[Start]

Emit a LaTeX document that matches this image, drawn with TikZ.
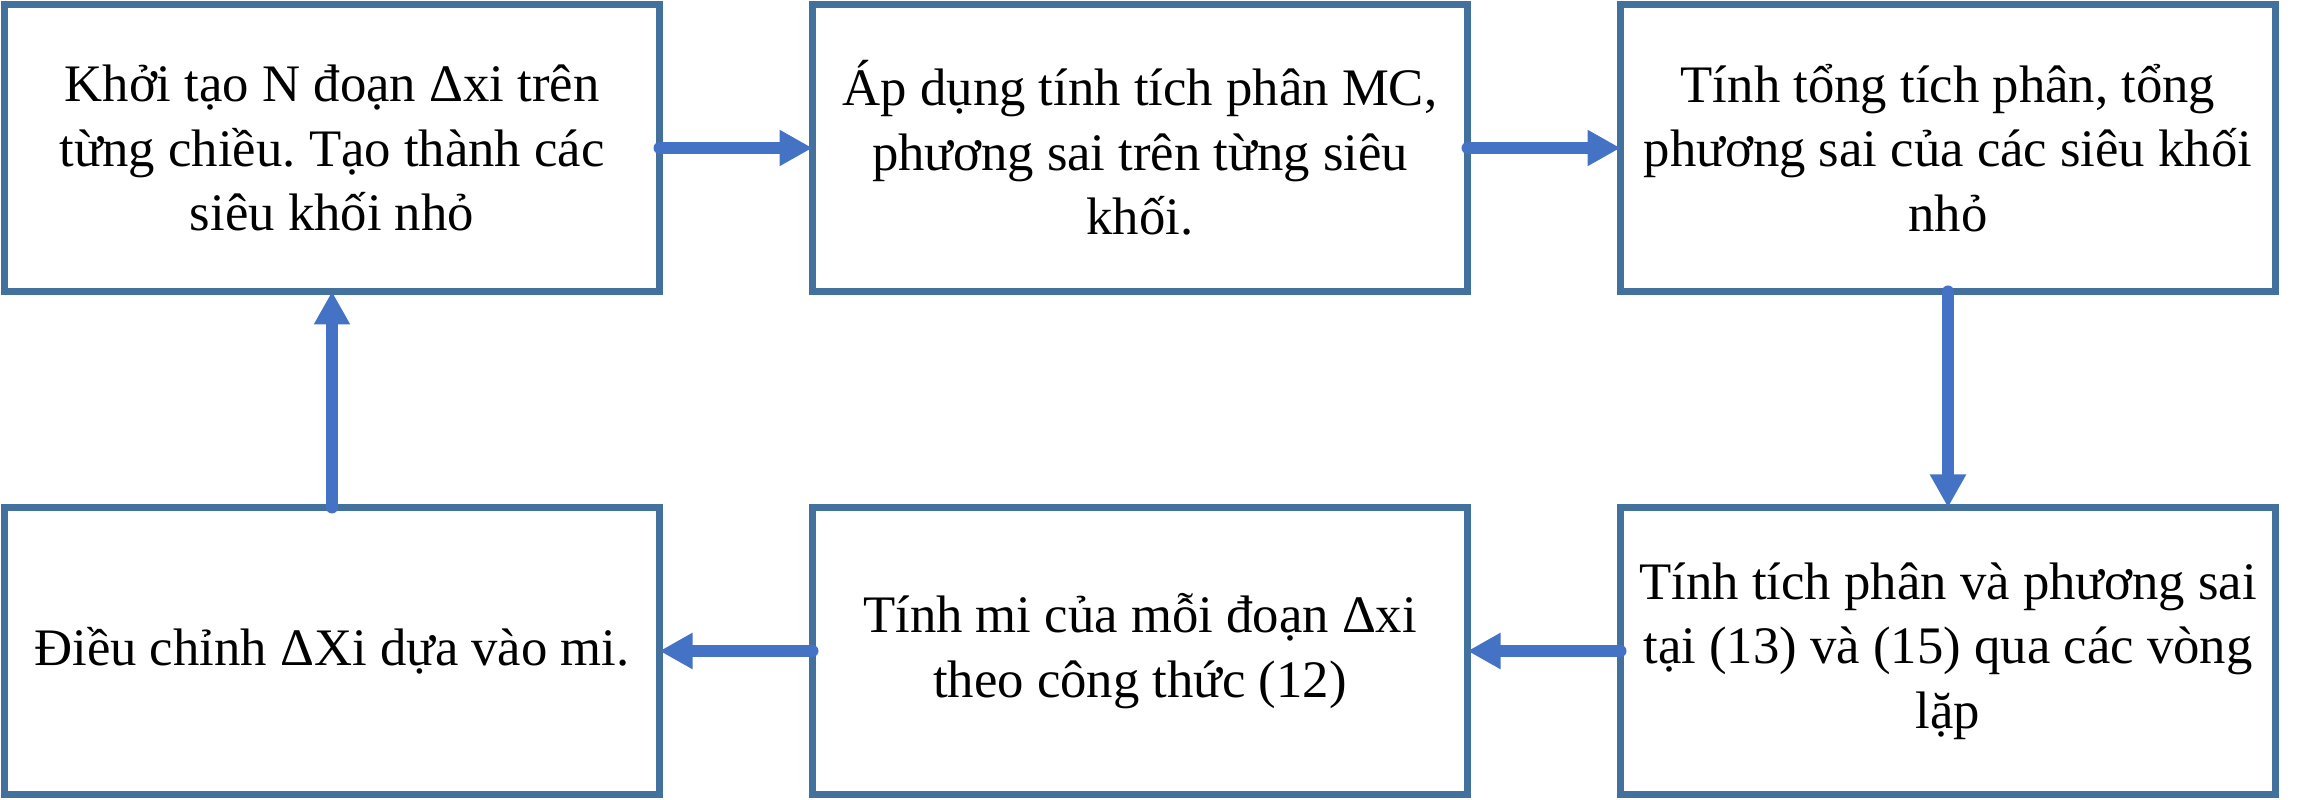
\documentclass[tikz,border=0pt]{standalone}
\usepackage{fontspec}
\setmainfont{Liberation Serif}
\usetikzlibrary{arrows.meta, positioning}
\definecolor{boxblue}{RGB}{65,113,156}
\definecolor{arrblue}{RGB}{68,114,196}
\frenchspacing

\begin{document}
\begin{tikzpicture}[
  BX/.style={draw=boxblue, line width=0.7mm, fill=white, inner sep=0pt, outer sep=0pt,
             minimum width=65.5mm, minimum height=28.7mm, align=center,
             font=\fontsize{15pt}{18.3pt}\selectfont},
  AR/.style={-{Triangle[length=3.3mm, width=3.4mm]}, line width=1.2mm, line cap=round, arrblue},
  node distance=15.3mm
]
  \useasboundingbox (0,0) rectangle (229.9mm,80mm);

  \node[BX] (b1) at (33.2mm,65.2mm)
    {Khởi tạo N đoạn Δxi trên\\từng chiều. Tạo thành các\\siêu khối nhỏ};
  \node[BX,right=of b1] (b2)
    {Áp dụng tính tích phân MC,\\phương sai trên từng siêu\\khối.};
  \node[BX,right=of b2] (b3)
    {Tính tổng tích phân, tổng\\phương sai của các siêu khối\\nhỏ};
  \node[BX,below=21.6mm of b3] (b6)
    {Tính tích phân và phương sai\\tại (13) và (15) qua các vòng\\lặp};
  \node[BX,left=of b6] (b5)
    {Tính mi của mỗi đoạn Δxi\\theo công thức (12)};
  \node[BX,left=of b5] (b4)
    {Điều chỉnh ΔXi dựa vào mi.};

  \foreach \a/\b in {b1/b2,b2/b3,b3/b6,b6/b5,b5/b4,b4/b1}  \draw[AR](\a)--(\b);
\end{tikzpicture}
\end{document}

[End]

What the task requires: Every line from the top of the material above through the line with "chỉnh ΔXi dựa" should be duplicated exactly, please; leave out the pictures.

Exercise solution:
Emit a LaTeX document that matches this image, drawn with TikZ.
\documentclass[tikz,border=0pt]{standalone}
\usepackage{fontspec}
\setmainfont{Liberation Serif}
\usetikzlibrary{arrows.meta, positioning}
\definecolor{boxblue}{RGB}{65,113,156}
\definecolor{arrblue}{RGB}{68,114,196}
\frenchspacing

\begin{document}
\begin{tikzpicture}[
  BX/.style={draw=boxblue, line width=0.7mm, fill=white, inner sep=0pt, outer sep=0pt,
             minimum width=65.5mm, minimum height=28.7mm, align=center,
             font=\fontsize{15pt}{18.3pt}\selectfont},
  AR/.style={-{Triangle[length=3.3mm, width=3.4mm]}, line width=1.2mm, line cap=round, arrblue},
  node distance=15.3mm
]
  \useasboundingbox (0,0) rectangle (229.9mm,80mm);

  \node[BX] (b1) at (33.2mm,65.2mm)
    {Khởi tạo N đoạn Δxi trên\\từng chiều. Tạo thành các\\siêu khối nhỏ};
  \node[BX,right=of b1] (b2)
    {Áp dụng tính tích phân MC,\\phương sai trên từng siêu\\khối.};
  \node[BX,right=of b2] (b3)
    {Tính tổng tích phân, tổng\\phương sai của các siêu khối\\nhỏ};
  \node[BX,below=21.6mm of b3] (b6)
    {Tính tích phân và phương sai\\tại (13) và (15) qua các vòng\\lặp};
  \node[BX,left=of b6] (b5)
    {Tính mi của mỗi đoạn Δxi\\theo công thức (12)};
  \node[BX,left=of b5] (b4)
    {Điều chỉnh ΔXi dựa vào mi.};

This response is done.